## [SUPPLIED INFORMATION]
--- START ---

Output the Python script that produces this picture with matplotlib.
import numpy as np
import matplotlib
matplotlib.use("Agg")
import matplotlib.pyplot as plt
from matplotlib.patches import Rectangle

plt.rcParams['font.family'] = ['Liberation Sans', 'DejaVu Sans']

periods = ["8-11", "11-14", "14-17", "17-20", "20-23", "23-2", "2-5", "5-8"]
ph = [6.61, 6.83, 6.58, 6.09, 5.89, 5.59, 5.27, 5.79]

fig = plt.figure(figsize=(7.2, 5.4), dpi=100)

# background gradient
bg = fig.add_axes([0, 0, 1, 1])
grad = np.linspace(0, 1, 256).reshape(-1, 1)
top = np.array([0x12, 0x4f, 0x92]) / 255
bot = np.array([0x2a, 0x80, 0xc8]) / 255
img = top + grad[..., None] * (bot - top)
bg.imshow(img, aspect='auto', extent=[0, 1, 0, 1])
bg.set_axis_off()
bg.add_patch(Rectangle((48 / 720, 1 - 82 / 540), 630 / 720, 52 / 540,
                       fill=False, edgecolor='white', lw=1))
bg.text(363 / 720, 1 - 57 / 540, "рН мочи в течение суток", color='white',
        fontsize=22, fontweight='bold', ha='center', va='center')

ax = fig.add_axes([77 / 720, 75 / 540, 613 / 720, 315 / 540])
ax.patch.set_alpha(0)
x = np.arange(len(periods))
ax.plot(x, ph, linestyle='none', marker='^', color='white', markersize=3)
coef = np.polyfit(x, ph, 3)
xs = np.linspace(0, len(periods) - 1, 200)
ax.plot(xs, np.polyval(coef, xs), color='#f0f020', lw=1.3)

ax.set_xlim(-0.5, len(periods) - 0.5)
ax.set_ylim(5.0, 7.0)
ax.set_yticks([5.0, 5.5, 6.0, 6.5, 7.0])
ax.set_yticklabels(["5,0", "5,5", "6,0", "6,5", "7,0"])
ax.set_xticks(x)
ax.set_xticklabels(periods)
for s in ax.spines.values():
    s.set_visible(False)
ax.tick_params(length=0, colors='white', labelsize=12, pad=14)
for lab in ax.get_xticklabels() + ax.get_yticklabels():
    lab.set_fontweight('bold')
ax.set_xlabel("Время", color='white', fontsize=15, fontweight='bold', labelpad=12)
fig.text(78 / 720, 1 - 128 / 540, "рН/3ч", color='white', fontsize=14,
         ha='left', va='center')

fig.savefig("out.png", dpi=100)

--- END ---

## [SET TASK]
Everything from the first line above up to and including the line that contains "fig = plt.figure(figsize=(7.2, 5.4), dpi=100)" should be printed exactly; please print only that.

## [OUTPUT OF THE EXERCISE]
Output the Python script that produces this picture with matplotlib.
import numpy as np
import matplotlib
matplotlib.use("Agg")
import matplotlib.pyplot as plt
from matplotlib.patches import Rectangle

plt.rcParams['font.family'] = ['Liberation Sans', 'DejaVu Sans']

periods = ["8-11", "11-14", "14-17", "17-20", "20-23", "23-2", "2-5", "5-8"]
ph = [6.61, 6.83, 6.58, 6.09, 5.89, 5.59, 5.27, 5.79]

fig = plt.figure(figsize=(7.2, 5.4), dpi=100)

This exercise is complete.